Memasuki 2025, semakin banyak pabrik yang merupakan investasi asing minggat dari Indonesia. Mereka memindahkan bisnisnya ke negeri asal atau negara lain. Misalnya PT Sanken Indonesia dan PT Yamaha Music Indonesia memilih pulang kampung ke Jepang dan relokasi ke China. Alhasil, jumlah PHK menebal pada tahun ini.
Guru Besar Universitas Paramadina, Ahmad Badawi Saluy melihat, sejumlah industri asing yang sebelumnya memiliki pabrik di Indonesia, memilih pindah ke negara tetangga, seperti Vietnam, Thailand, China hingga India.
“Ini pertanda negara kita tidak baik-baik saja. Kalau Indonesia baik-baik saja, mereka tidak akan hengkang. Kalau mereka cuan, pasti etah. Sederhana saja mereka,” kata Badawi dalam Diskusi Indef, Jakarta, Kamis (27/2/2025).
Badawi mengatakan, minggatnya sejumlah investasi dari Indonesia itu, tak lepas dari kondisi dan situasi bisnis di dalam negeri.

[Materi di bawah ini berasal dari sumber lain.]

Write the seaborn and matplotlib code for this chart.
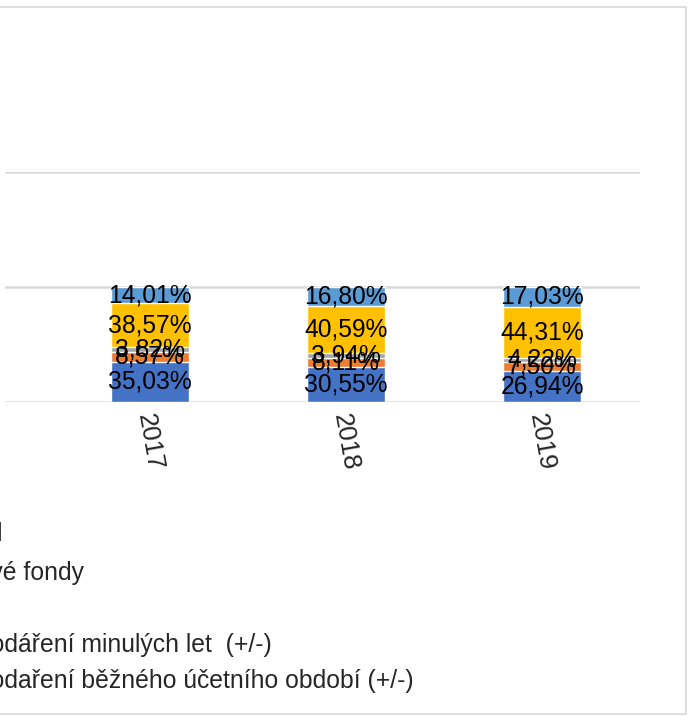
import matplotlib
matplotlib.use("Agg")
import matplotlib.pyplot as plt
from matplotlib.patches import Rectangle, Patch
import seaborn as sns
import pandas as pd
import numpy as np

# data (share of equity, %)
years = ["2017", "2018", "2019"]
series = [
    "Základní kapitál",
    "Ážio a kapitálové fondy",
    "Fondy ze zisku",
    "Výsledek hospodáření minulých let  (+/-)",
    "Výsledek hospodaření běžného účetního období (+/-)",
]
zakladni = [35.03, 30.55, 26.94]
kapitalove = [8.57, 8.11, 7.50]
fondy_zisk = [3.82, 3.94, 4.22]
vh_minule = [38.57, 40.59, 44.31]
vh_bezne = [14.01, 16.80, 17.03]
colors = ["#4472C4", "#ED7D31", "#A5A5A5", "#FFC000", "#5B9BD5"]

values = [zakladni, kapitalove, fondy_zisk, vh_minule, vh_bezne]

sns.set_theme(style="white")
plt.rcParams["font.family"] = ["Liberation Sans", "DejaVu Sans"]

W, H = 688, 716
fig = plt.figure(figsize=(W / 100, H / 100), dpi=100)
ax = fig.add_axes([5 / W, (H - 402) / H, (640 - 5) / W, (402 - 172) / H])

# 100 % stacked bars: draw cumulative totals from the top series down
shares = np.array(values) / np.array(values).sum(axis=0)
cum = shares.cumsum(axis=0)
for i in reversed(range(len(series))):
    df = pd.DataFrame({"Rok": years, "cum": cum[i]})
    sns.barplot(data=df, x="Rok", y="cum", color=colors[i], width=0.4,
                saturation=1, ax=ax)

# data labels
for i in range(len(series)):
    for j in range(len(years)):
        ax.text(j, cum[i][j] - shares[i][j] / 2,
                f"{values[i][j]:.2f}%".replace(".", ","),
                ha="center", va="center", fontsize=17.7, color="black")

ax.set_xlim(-0.74, 2.5)
ax.set_ylim(0, 2)
ax.set_yticks([0, 1, 2])
ax.set_yticklabels([])
ax.yaxis.grid(True, color="#D9D9D9", lw=1.8)
ax.set_axisbelow(True)
ax.tick_params(axis="both", length=0)
ax.tick_params(axis="x", pad=7)
plt.setp(ax.get_xticklabels(), rotation=-80, fontsize=18.5)
ax.set_xlabel("")
ax.set_ylabel("")
for s in ax.spines.values():
    s.set_visible(False)

handles = [Patch(color=c, label=s) for c, s in zip(colors, series)]
fig.legend(handles=handles, loc="upper left",
           bbox_to_anchor=(-197.5 / W, (H - 522) / H),
           frameon=False, fontsize=17.8, borderpad=0, borderaxespad=0,
           handlelength=0.7, handleheight=0.7, handletextpad=0.4,
           labelspacing=0.48)

# chart area border
fig.add_artist(Rectangle((-0.01, 2 / H), 686 / W + 0.01, (714 - 6.5) / H,
                         transform=fig.transFigure, fill=False,
                         edgecolor="#D9D9D9", lw=1.2))

fig.savefig("out.png", dpi=100)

Di mana, investor melihat Indonesia sudah tidak prospektif lagi.
“Investasi itu kan bukan uang pribadi, bisa dari lembaga keuangan yang punya risiko artinya kembalikan tepat waktu dan mengitung suku bunga. Kalau birokrasi kita sangat tidak menguntungkan bagi mereka, pajak dan sebagainya ada perlakuan diskriminatif itu juga sangat menjadi bahan pertimbangan mereka,” terang Badawi.
Tak hanya itu, dia juga menilai kebijakan terkait ketenagakerjaan yang membuat investor maju mundur. Sebab, belanja tenaga kerja juga menjadi pertimbangan besar sebagai bagian dari investasi sumber daya manusia.
Badawi menuturkan bahwa pemerintah harus memiliki perhatian besar terhadap investasi-investasi yang datang dari asing maupun dari dalam negeri, utamanya terkait dengan jaminan keamanan dan kenyamanan dalam berusaha.
“Misalkan Vietnam, di sana itu pemerintahnya kan lebih memberikan rasa nyaman, perlindungan kepada investasi asing, kemudian aturan main tentang perburuhan kemudian birokrasi yang humanis yang bisa diterima dan membuat mereka nyaman di situ,” terangnya.
Hengkangnya investasi industri asing dari Indonesia, lanjutnya, dapat memengaruhi penyerapan tenaga kerja manufaktur. Apalagi, dalam catatannya, serapan tenaga kerja industri pengolahan stagnan di kisaran 13,83 persen pada 2024 dari total penduduk bekerja 144,64 juta orang.
Di sisi lain, Badawi juga menyoroti perkembangan industri dalam negeri yang butuh perubahan, khususnya terkait pemanfaatan teknologi industri di Indonesia yang masih rendah di kisaran 4,5 persen. Beda jauh dengan Vietnam yang penggunaan teknologi tingginya mencapai 41 persen, Malaysia 43,2 persen dan Thailand 25 persen.